The Doc agrees that it stands to reason that for those of us who actually do observe the posted speed limits, the expectation is that we will be rewarded with synchronized lights.
Bill Foster, the city's traffic signal coordinator, says in a perfect world all traffic lights would be synchronized always, but it's just not that simple, mostly because to accommodate the north-south flow of traffic, east-west traffic is affected, and vice versa.
The timing of the traffic signals in the central business district, as well as First avenues N and S as far west as 58th Street, are synchronized as a single network, Foster says.

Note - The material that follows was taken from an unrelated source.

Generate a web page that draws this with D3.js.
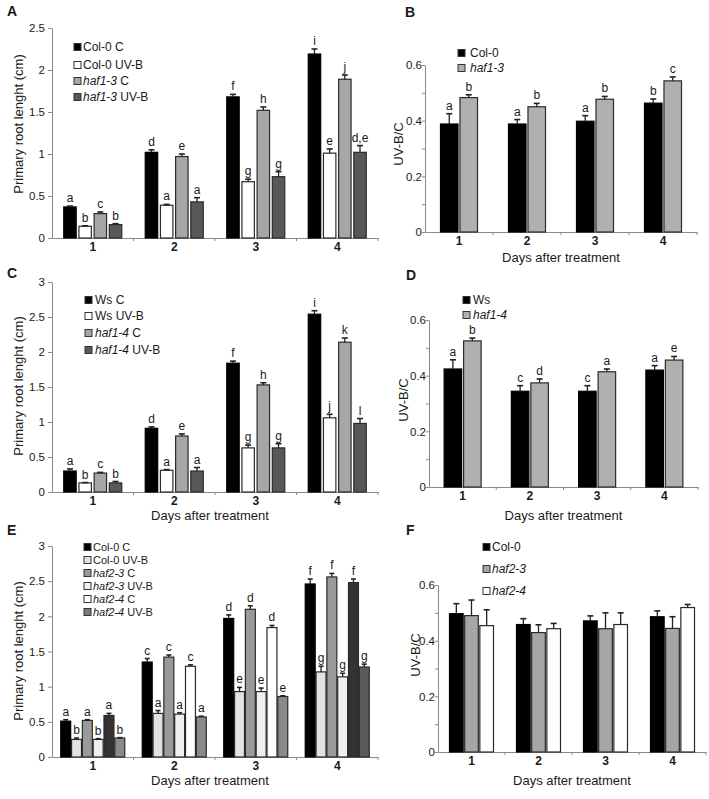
<!DOCTYPE html>
<html><head><meta charset="utf-8">
<script src="https://cdn.jsdelivr.net/npm/d3@7"></script>
<style>body{margin:0;background:#fff}svg{display:block;font-family:"Liberation Sans",Arial,sans-serif}</style>
</head><body><svg id="c" width="709" height="799"></svg>
<script>
const days = ["1","2","3","4"];
const rootTicks25 = [0,0.5,1,1.5,2,2.5];
const rootTicks3 = [0,0.5,1,1.5,2,2.5,3];
const ratioTicks = [0,0.1,0.2,0.3,0.4,0.5,0.6];
const ratioTickLabels = ["0","","0.2","","0.4","","0.6"];

// Panel A
const aSeries = ["Col-0 C","Col-0 UV-B","haf1-3 C","haf1-3 UV-B"];
const aValues = [[0.37,1.02,1.68,2.19],[0.14,0.39,0.67,1.01],[0.29,0.97,1.52,1.89],[0.16,0.43,0.73,1.02]];
const aErrors = [[0.01,0.03,0.03,0.06],[0.005,0.01,0.03,0.05],[0.02,0.03,0.04,0.05],[0.01,0.05,0.06,0.08]];
const aLetters = [["a","d","f","i"],["b","a","g","e"],["c","e","h","j"],["b","a","g","d,e"]];

// Panel B
const bSeries = ["Col-0","haf1-3"];
const bValues = [[0.388,0.388,0.398,0.463],[0.483,0.45,0.477,0.543]];
const bErrors = [[0.037,0.016,0.02,0.015],[0.01,0.012,0.01,0.014]];
const bLetters = [["a","a","a","b"],["b","b","b","c"]];

// Panel C
const cSeries = ["Ws C","Ws UV-B","haf1-4 C","haf1-4 UV-B"];
const cValues = [[0.30,0.91,1.84,2.54],[0.13,0.31,0.63,1.06],[0.27,0.80,1.53,2.14],[0.13,0.30,0.63,0.98]];
const cErrors = [[0.03,0.02,0.03,0.05],[0.005,0.01,0.04,0.05],[0.01,0.03,0.03,0.06],[0.02,0.05,0.06,0.07]];
const cLetters = [["a","d","f","i"],["b","a","g","j"],["c","e","h","k"],["b","a","g","l"]];

// Panel D
const dSeries = ["Ws","haf1-4"];
const dValues = [[0.424,0.344,0.344,0.42],[0.525,0.374,0.414,0.456]];
const dErrors = [[0.033,0.02,0.02,0.016],[0.01,0.014,0.01,0.013]];
const dLetters = [["a","c","c","a"],["b","d","a","e"]];

// Panel E
const eSeries = ["Col-0 C","Col-0 UV-B","haf2-3 C","haf2-3 UV-B","haf2-4 C","haf2-4 UV-B"];
const eValues = [[0.51,1.35,1.97,2.46],[0.25,0.62,0.93,1.21],[0.52,1.42,2.10,2.56],[0.25,0.61,0.93,1.14],[0.59,1.29,1.84,2.48],[0.27,0.57,0.86,1.28]];
const eErrors = [[0.02,0.05,0.05,0.07],[0.02,0.04,0.06,0.08],[0.01,0.03,0.05,0.05],[0.01,0.02,0.05,0.05],[0.03,0.02,0.03,0.05],[0.005,0.01,0.01,0.04]];
const eLetters = [["a","c","d","f"],["b","a","e","g"],["a","c","d","f"],["b","a","e","g"],["a","c","d","f"],["b","a","e","g"]];

// Panel F
const fSeries = ["Col-0","haf2-3","haf2-4"];
const fValues = [[0.497,0.458,0.471,0.486],[0.49,0.429,0.443,0.444],[0.454,0.443,0.458,0.519]];
const fErrors = [[0.036,0.021,0.018,0.021],[0.056,0.028,0.057,0.042],[0.057,0.019,0.042,0.011]];

const svg = d3.select("#c");
const AXIS = "#8a8a8a";
const INK = "#1a1a1a";

function fmtName(sel, name) {
  const m = name.match(/^(haf\S+)(.*)$/);
  if (m) {
    sel.append("tspan").attr("font-style","italic").text(m[1]);
    sel.append("tspan").text(m[2]);
  } else sel.text(name);
}

function drawPanel(p) {
  const g = svg.append("g");
  const x = d3.scaleBand().domain(days).range([p.x0, p.x1]);
  const y = d3.scaleLinear().domain([0, p.ymax]).range([p.yBase, p.yTop]);
  const inner = d3.scaleBand().domain(d3.range(p.series.length))
    .range([-p.group/2, p.group/2]).paddingInner(p.pad);

  // y axis
  const ya = g.append("g").attr("transform", `translate(${p.x0},0)`)
    .call(d3.axisLeft(y).tickValues(p.yTicks).tickSize(p.tickLen).tickSizeOuter(0)
      .tickPadding(p.tickPad).tickFormat((d,i) => p.yTickLabels[i]));
  ya.select(".domain").attr("stroke", AXIS);
  ya.selectAll(".tick line").attr("stroke", AXIS);
  ya.selectAll(".tick text").attr("font-size", 11.5).attr("font-family","Liberation Sans, Arial, sans-serif").attr("fill", INK);

  // x axis
  const xa = g.append("g").attr("transform", `translate(0,${p.yBase})`)
    .call(d3.axisBottom(x).tickSize(0).tickPadding(4).tickSizeOuter(0));
  xa.select(".domain").attr("stroke", AXIS);
  xa.selectAll(".tick text").attr("font-size", 12).attr("font-weight","bold").attr("font-family","Liberation Sans, Arial, sans-serif").attr("fill", INK);
  const bounds = days.slice(1).map(d => x(d)).concat([p.x1]);
  g.selectAll(".bt").data(bounds).join("line")
    .attr("x1", d => d).attr("x2", d => d).attr("y1", p.yBase).attr("y2", p.yBase + 3)
    .attr("stroke", AXIS);

  // bars
  p.series.forEach((s, si) => {
    days.forEach((d, di) => {
      const v = p.values[si][di], e = p.errors[si][di];
      const cx = x(d) + x.bandwidth()/2 + inner(si);
      const w = inner.bandwidth();
      let fill = p.fills[si];
      if (p.override && p.override[si] && p.override[si][di]) fill = p.override[si][di];
      g.append("rect").attr("x", cx).attr("y", y(v)).attr("width", w).attr("height", p.yBase - y(v))
        .attr("fill", fill).attr("stroke", fill === "#000" ? "#000" : "#2a2a2a").attr("stroke-width", 1.2);
      const mx = cx + w/2;
      g.append("line").attr("x1", mx).attr("x2", mx).attr("y1", y(v)).attr("y2", y(v+e))
        .attr("stroke", "#222").attr("stroke-width", 1.3);
      g.append("line").attr("x1", mx - p.capW/2).attr("x2", mx + p.capW/2).attr("y1", y(v+e)).attr("y2", y(v+e))
        .attr("stroke", "#222").attr("stroke-width", 1.6);
      if (p.letters) {
        g.append("text").attr("x", mx).attr("y", y(v+e) - 4).attr("text-anchor","middle")
          .attr("font-size", 12).attr("fill", INK).text(p.letters[si][di]);
      }
    });
  });

  // legend
  p.series.forEach((s, si) => {
    const ly = p.legendRows[si];
    g.append("rect").attr("x", p.legendX).attr("y", ly - 3.5).attr("width", 7).attr("height", 7)
      .attr("fill", p.legendFills ? p.legendFills[si] : p.fills[si])
      .attr("stroke", "#333").attr("stroke-width", 1);
    const t = g.append("text").attr("x", p.legendTextX).attr("y", ly).attr("dy","0.36em")
      .attr("font-size", p.legendFont || 12).attr("fill", INK);
    fmtName(t, s);
  });

  // titles
  g.append("text").attr("transform", `translate(${p.yTitleX},${p.yTitleY}) rotate(-90)`)
    .attr("text-anchor","middle").attr("font-size", 13).attr("fill", INK).text(p.yTitle);
  if (p.xTitle) {
    g.append("text").attr("x", p.xTitleX || (p.x0 + p.x1)/2).attr("y", p.xTitleY)
      .attr("text-anchor","middle").attr("font-size", 13).attr("fill", INK).text(p.xTitle);
  }
  g.append("text").attr("x", p.letterX).attr("y", p.letterY).attr("font-size", 14)
    .attr("font-weight","bold").attr("fill", INK).text(p.letter);
}

const rootTitle = "Primary root lenght (cm)";
const daysTitle = "Days after treatment";

drawPanel({letter:"A", letterX:7, letterY:16, x0:52, x1:378, yBase:238, yTop:28, ymax:2.5,
  yTicks:rootTicks25, yTickLabels:rootTicks25.map(String), tickLen:4, tickPad:3,
  series:aSeries, values:aValues, errors:aErrors, letters:aLetters,
  fills:["#000","#fff","#a6a6a6","#585858"], group:58, pad:0.18, capW:6,
  legendX:74, legendTextX:83, legendRows:[47,65,81,97],
  yTitle:rootTitle, yTitleX:23, yTitleY:124});

drawPanel({letter:"B", letterX:405, letterY:17, x0:425, x1:697, yBase:232, yTop:65, ymax:0.6,
  yTicks:ratioTicks, yTickLabels:ratioTickLabels, tickLen:3, tickPad:0,
  series:bSeries, values:bValues, errors:bErrors, letters:bLetters,
  fills:["#000","#b0b0b0"], group:37, pad:0.1, capW:6,
  legendX:458, legendTextX:470, legendRows:[53,68],
  yTitle:"UV-B/C", yTitleX:403, yTitleY:144, xTitle:daysTitle, xTitleY:262});

drawPanel({letter:"C", letterX:7, letterY:278, x0:52, x1:378, yBase:492, yTop:282, ymax:3,
  yTicks:rootTicks3, yTickLabels:rootTicks3.map(String), tickLen:4, tickPad:3,
  series:cSeries, values:cValues, errors:cErrors, letters:cLetters,
  fills:["#000","#fff","#a6a6a6","#585858"], group:58, pad:0.18, capW:6,
  legendX:85, legendTextX:95, legendRows:[300,316,333,350],
  yTitle:rootTitle, yTitleX:23, yTitleY:386, xTitle:daysTitle, xTitleX:210, xTitleY:520});

drawPanel({letter:"D", letterX:406, letterY:280, x0:429, x1:698, yBase:487, yTop:320, ymax:0.6,
  yTicks:ratioTicks, yTickLabels:ratioTickLabels, tickLen:3, tickPad:0,
  series:dSeries, values:dValues, errors:dErrors, letters:dLetters,
  fills:["#000","#b0b0b0"], group:37, pad:0.1, capW:6,
  legendX:463, legendTextX:473, legendRows:[300,315],
  yTitle:"UV-B/C", yTitleX:408, yTitleY:400, xTitle:daysTitle, xTitleY:520});

drawPanel({letter:"E", letterX:7, letterY:535, x0:52, x1:378, yBase:757, yTop:546, ymax:3,
  yTicks:rootTicks3, yTickLabels:rootTicks3.map(String), tickLen:4, tickPad:3,
  series:eSeries, values:eValues, errors:eErrors, letters:eLetters,
  fills:["#000","#e2e2e2","#9a9a9a","#efefef","#fff","#8a8a8a"],
  legendFills:["#000","#e2e2e2","#9a9a9a","#efefef","#fff","#7a7a7a"],
  override:{4:{0:"#333",3:"#333"},5:{3:"#5a5a5a"}},
  group:64, pad:0.08, capW:5,
  legendX:84, legendTextX:93, legendRows:[547,560,573,586,599,612], legendFont:11,
  yTitle:rootTitle, yTitleX:23, yTitleY:651, xTitle:daysTitle, xTitleX:210, xTitleY:785});

drawPanel({letter:"F", letterX:406, letterY:535, x0:438, x1:706, yBase:752, yTop:585, ymax:0.6,
  yTicks:ratioTicks, yTickLabels:ratioTickLabels, tickLen:3, tickPad:0,
  series:fSeries, values:fValues, errors:fErrors, letters:null,
  fills:["#000","#a6a6a6","#fff"], group:44, pad:0.1, capW:6,
  legendX:483, legendTextX:492, legendRows:[547,569,591],
  yTitle:"UV-B/C", yTitleX:420, yTitleY:655, xTitle:daysTitle, xTitleY:785});
</script></body></html>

"Throughout the years we've fine-tuned this network to provide a balanced system that provides synchronization to the majority of motorists. The timing of the intersections is all interrelated. It is physically impossible because of the spacing in a grid network to receive nothing but green lights in all directions on every street."
keene and druid roads
Money holds up arrows
Commuters heading into north county may have noticed the interminable traffic delay at Keene and Druid roads in Clearwater.
This is caused by the lack of turn arrows on the traffic signals for cars turning north or south onto Keene from Druid, according to reader Fred Gurt-man, who wrote that traffic trying to get into Clearwater High stacks up.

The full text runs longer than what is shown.